**AIM:** Below are some records. Retype exactly the lines from the one containing "What Apache ECharts" through the one containing "-51.5, -47.3, -44.5];", both included, skipping every picture.

**STORED RECORDS:**
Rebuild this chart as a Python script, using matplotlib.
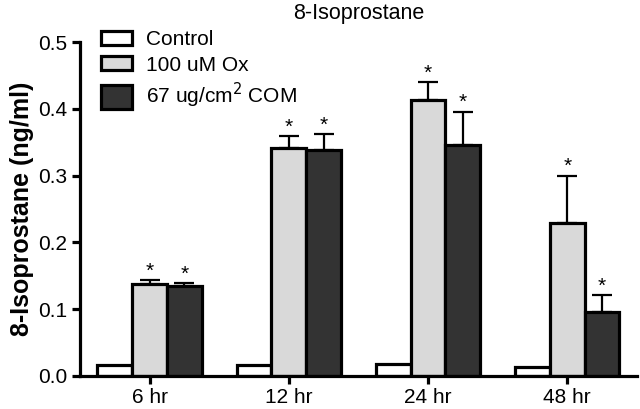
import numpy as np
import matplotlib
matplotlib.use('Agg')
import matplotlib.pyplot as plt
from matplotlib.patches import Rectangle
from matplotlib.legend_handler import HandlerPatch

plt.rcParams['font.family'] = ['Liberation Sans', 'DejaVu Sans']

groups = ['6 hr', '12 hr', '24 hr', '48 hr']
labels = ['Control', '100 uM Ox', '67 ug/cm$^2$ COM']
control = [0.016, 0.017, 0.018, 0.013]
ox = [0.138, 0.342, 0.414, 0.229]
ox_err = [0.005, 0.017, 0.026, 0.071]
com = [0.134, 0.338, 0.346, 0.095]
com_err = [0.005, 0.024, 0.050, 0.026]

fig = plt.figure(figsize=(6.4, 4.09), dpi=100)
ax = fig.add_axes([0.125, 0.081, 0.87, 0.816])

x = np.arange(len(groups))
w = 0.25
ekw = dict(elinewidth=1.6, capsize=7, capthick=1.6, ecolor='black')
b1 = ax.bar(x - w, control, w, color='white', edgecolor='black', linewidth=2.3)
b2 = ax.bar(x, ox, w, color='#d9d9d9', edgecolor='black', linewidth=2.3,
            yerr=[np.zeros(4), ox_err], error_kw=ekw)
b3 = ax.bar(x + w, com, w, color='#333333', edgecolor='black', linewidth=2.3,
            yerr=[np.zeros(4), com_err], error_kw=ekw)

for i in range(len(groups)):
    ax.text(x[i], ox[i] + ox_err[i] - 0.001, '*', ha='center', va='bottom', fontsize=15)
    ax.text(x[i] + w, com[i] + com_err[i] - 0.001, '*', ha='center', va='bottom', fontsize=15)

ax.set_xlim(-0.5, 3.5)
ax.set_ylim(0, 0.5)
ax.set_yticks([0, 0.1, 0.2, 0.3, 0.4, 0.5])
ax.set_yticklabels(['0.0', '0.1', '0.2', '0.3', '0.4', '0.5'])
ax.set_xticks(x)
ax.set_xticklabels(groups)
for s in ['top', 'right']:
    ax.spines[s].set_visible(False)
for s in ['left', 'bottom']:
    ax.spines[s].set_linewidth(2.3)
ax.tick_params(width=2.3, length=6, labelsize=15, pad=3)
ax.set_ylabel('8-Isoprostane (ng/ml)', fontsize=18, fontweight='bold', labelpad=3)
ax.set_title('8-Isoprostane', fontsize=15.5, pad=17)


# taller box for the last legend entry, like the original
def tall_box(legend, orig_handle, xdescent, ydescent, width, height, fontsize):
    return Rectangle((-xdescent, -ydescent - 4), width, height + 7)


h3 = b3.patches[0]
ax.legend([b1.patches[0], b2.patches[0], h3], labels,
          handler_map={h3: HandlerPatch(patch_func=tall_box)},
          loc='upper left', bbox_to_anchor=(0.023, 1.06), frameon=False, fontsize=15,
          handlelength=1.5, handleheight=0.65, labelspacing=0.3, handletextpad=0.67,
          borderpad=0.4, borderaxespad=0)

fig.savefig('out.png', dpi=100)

--

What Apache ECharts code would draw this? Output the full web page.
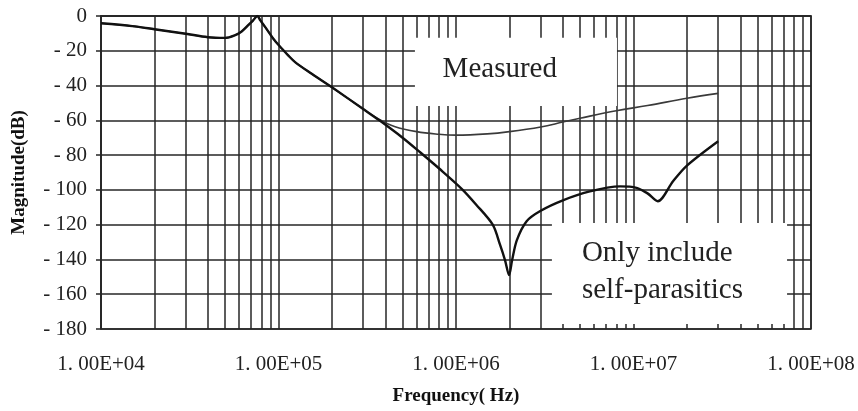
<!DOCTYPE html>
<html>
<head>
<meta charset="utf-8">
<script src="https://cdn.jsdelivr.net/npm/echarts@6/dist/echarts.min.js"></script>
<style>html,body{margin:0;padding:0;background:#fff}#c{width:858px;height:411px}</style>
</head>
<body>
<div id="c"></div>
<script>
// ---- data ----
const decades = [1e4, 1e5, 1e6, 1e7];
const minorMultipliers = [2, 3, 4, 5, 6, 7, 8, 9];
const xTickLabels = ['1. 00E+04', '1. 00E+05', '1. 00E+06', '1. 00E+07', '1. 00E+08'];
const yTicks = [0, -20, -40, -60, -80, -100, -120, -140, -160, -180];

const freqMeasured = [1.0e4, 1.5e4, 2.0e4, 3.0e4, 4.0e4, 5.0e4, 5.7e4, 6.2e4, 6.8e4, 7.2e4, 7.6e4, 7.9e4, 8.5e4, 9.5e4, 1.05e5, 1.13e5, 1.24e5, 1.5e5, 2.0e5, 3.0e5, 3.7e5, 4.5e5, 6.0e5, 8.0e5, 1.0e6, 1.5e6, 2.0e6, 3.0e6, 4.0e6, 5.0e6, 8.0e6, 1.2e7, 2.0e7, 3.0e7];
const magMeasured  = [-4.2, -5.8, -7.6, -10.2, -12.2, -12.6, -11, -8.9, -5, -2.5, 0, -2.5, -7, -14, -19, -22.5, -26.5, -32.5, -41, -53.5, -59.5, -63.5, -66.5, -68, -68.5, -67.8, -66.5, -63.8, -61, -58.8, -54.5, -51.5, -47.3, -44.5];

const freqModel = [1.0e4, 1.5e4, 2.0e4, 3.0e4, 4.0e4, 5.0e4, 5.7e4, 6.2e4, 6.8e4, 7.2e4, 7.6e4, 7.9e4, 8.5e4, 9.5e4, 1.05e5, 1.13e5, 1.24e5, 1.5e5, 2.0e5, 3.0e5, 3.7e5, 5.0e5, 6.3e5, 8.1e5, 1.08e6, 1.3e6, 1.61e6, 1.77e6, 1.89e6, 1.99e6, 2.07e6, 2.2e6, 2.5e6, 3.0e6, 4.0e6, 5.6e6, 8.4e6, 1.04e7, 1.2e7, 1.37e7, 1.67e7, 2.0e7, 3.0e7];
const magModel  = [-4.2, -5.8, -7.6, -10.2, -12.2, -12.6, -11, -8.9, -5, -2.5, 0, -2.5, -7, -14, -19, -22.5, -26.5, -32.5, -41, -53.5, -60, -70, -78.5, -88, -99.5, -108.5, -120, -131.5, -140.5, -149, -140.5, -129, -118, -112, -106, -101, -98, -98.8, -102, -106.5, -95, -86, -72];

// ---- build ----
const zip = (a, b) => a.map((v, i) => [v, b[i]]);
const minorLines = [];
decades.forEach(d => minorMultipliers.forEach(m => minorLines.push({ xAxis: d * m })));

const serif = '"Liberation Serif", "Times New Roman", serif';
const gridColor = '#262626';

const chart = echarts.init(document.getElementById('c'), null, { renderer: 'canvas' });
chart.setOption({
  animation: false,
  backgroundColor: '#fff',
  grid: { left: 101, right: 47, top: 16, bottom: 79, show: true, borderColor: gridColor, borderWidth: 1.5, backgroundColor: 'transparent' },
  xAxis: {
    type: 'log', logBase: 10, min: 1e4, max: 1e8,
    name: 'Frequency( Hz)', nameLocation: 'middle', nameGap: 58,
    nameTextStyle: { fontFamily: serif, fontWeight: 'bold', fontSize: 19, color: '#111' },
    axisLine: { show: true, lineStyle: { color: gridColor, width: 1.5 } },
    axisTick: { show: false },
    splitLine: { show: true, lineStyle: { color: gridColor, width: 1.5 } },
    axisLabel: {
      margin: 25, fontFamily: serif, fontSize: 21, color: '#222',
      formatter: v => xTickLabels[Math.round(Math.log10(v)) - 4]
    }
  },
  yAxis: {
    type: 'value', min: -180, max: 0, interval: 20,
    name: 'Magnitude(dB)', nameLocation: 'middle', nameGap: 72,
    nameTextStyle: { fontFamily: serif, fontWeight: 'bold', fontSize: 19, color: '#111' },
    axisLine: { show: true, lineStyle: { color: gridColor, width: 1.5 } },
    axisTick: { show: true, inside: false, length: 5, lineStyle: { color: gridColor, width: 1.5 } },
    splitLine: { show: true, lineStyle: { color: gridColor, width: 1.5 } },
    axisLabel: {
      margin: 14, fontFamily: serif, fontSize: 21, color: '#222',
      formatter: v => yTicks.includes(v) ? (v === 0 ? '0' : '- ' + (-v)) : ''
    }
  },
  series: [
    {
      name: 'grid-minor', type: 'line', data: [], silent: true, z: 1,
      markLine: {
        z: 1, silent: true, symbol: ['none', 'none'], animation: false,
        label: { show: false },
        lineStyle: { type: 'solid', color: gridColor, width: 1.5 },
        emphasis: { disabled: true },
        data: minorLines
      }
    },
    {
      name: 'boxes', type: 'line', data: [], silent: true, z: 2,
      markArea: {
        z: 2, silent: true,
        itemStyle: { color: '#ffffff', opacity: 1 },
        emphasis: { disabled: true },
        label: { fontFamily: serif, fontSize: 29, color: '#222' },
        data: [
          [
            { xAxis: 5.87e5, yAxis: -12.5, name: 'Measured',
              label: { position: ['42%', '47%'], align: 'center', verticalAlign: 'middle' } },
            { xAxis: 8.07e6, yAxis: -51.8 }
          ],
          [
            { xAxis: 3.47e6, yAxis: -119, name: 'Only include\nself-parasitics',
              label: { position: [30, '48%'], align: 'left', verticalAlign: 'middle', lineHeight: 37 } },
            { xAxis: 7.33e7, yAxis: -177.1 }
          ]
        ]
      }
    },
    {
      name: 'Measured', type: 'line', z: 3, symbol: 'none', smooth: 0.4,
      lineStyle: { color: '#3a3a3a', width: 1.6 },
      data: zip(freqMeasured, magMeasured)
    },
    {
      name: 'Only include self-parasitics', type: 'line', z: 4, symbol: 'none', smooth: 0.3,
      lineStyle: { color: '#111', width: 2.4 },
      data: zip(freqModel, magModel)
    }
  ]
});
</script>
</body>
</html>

**RESULT FOR THIS EXERCISE:**
What Apache ECharts code would draw this? Output the full web page.
<!DOCTYPE html>
<html>
<head>
<meta charset="utf-8">
<script src="https://cdn.jsdelivr.net/npm/echarts@6/dist/echarts.min.js"></script>
<style>html,body{margin:0;padding:0;background:#fff}#c{width:858px;height:411px}</style>
</head>
<body>
<div id="c"></div>
<script>
// ---- data ----
const decades = [1e4, 1e5, 1e6, 1e7];
const minorMultipliers = [2, 3, 4, 5, 6, 7, 8, 9];
const xTickLabels = ['1. 00E+04', '1. 00E+05', '1. 00E+06', '1. 00E+07', '1. 00E+08'];
const yTicks = [0, -20, -40, -60, -80, -100, -120, -140, -160, -180];

const freqMeasured = [1.0e4, 1.5e4, 2.0e4, 3.0e4, 4.0e4, 5.0e4, 5.7e4, 6.2e4, 6.8e4, 7.2e4, 7.6e4, 7.9e4, 8.5e4, 9.5e4, 1.05e5, 1.13e5, 1.24e5, 1.5e5, 2.0e5, 3.0e5, 3.7e5, 4.5e5, 6.0e5, 8.0e5, 1.0e6, 1.5e6, 2.0e6, 3.0e6, 4.0e6, 5.0e6, 8.0e6, 1.2e7, 2.0e7, 3.0e7];
const magMeasured  = [-4.2, -5.8, -7.6, -10.2, -12.2, -12.6, -11, -8.9, -5, -2.5, 0, -2.5, -7, -14, -19, -22.5, -26.5, -32.5, -41, -53.5, -59.5, -63.5, -66.5, -68, -68.5, -67.8, -66.5, -63.8, -61, -58.8, -54.5, -51.5, -47.3, -44.5];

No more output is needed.